We must empower our local government

By KEN MIDKIFF
Columbia Daily Tribune, July 22, 2005

Last week, a notion was introduced that likely strikes fear into the hearts of developers and their hangers-on - lawyers, engineers, consultants, real estate agents and city managers.

For years, the developer of each residential or commercial project has touted how the greater community of Columbia and Boone County will benefit, usually citing jobs, economic growth and increased tax revenues. Though there might be some truth to this, it ignores the negative side of the coin. Overall taxes - particularly sales taxes, transportation district taxes, special district taxes and so forth - have gone up. For the most part, construction jobs are temporary with low wages and few or no benefits.

Meantime, those of us who already live here are saddled with the burdens of providing roads, water, sewer and electric services to developments that are almost always on the fringes or just outside of the city limits and immediately request annexation. In addition, there are all the ancillary costs: schools, libraries, emergency services, law enforcement and transportation.

Those who live in the residential developments don’t pay the full costs for all these services. To be sure, there are increases in property taxes - taxes on many single-family residences on subdivided farmland far exceed whatever small amount was paid under the agricultural tax rate. But these costs merely pay for day-to-day operation and maintenance of city services and come nowhere near paying for the capital outlay required to initially provide those services.

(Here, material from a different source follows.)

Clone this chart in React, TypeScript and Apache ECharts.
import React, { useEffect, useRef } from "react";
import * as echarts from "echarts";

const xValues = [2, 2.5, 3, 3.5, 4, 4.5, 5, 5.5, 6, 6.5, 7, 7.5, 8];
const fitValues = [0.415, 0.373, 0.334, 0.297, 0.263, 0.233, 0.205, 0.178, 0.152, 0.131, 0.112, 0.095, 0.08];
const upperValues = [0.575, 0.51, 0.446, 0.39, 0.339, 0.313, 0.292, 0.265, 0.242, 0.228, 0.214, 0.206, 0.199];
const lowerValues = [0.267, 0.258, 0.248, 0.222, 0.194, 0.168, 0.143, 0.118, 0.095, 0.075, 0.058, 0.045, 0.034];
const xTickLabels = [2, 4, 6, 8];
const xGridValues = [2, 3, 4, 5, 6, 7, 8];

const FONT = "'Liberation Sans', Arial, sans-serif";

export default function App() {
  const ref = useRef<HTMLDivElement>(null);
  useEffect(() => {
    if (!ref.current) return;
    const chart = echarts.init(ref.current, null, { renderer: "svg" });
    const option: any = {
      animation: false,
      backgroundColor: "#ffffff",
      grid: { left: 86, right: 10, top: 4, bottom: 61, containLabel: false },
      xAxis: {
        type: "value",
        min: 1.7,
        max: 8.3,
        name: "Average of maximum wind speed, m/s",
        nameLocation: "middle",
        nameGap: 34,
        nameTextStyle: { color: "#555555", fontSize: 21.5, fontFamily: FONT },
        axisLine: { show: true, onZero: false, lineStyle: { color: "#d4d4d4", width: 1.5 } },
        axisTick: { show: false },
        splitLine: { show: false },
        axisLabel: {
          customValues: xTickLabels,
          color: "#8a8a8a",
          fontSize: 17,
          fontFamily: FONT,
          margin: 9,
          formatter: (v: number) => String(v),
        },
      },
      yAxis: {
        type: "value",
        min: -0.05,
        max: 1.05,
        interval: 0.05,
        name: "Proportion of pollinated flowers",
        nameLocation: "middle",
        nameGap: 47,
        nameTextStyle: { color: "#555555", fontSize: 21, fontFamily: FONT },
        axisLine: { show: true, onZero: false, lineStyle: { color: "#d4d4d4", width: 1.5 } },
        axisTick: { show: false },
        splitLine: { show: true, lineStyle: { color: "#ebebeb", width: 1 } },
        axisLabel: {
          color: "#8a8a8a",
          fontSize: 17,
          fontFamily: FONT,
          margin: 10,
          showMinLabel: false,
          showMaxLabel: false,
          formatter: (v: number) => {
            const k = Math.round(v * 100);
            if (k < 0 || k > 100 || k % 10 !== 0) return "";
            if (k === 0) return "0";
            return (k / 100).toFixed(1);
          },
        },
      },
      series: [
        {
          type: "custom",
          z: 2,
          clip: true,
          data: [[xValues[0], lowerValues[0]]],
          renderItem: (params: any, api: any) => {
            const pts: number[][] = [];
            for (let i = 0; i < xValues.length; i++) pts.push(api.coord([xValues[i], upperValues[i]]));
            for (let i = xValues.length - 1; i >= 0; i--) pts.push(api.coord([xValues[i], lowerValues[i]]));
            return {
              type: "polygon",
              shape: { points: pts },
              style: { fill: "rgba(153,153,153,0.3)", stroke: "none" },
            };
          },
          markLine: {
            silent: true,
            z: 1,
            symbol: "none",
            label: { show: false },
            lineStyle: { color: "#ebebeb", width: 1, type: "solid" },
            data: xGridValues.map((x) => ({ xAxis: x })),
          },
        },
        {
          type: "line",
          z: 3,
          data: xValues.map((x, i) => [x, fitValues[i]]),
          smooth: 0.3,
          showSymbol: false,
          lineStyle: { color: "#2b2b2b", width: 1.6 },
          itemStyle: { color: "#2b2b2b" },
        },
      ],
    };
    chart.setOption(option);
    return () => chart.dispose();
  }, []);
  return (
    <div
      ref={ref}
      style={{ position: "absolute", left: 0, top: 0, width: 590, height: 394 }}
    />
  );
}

Nowhere in this formula or the lack of one is the true "highest and best" use taken into consideration. Highest and best use refers only to economic gain for whoever has designs on the property in question. When one considers urban sprawl and its commensurate expenditures and the concomitant loss of open space, green space and habitat for wildlife, the costs to society are magnified. Are there ways to account for these costs? The answer is a resounding yes. It is totally possible - indeed, it has become almost mandatory - to place a dollar amount on the costs of loss.

While, of course, a few benefit - developers and their minions - everyone else loses. It is time to take a hard look at the costs as well as the benefits. For too long, the Powers That Be have assumed that growth equals progress.

Growth in most cases actually equals regress.

We are going backward. We are losing the very amenities that cause this city and this area to be such fine places to live and to work. But there are choices. We can choose to limit expansion, or we can let expansion run amok until this is no longer a desirable place. In the latter instance, growth will be self-limiting.

By then, however, it will be too late. This will eventually become just another polluted, glutted urban area.

We need to give our city council, the county commission and their staffs the tools to say no.

We need to adopt ordinances that dictate, after consideration of various analyses, that the costs both short- and long-term of a project outweigh the benefits, then the city or the county must have the legal authority to say no.

At present, neither the city nor the county has that authority. As long as the proposed development meets certain physical criteria - density, sidewalks and so forth - the city council and the county commission must grant approval. That’s not right, and it stands in need of correction.

If benefits to the community do outweigh the costs, approval should be given. Cost-benefit analyses would answer the question that now cannot even be asked.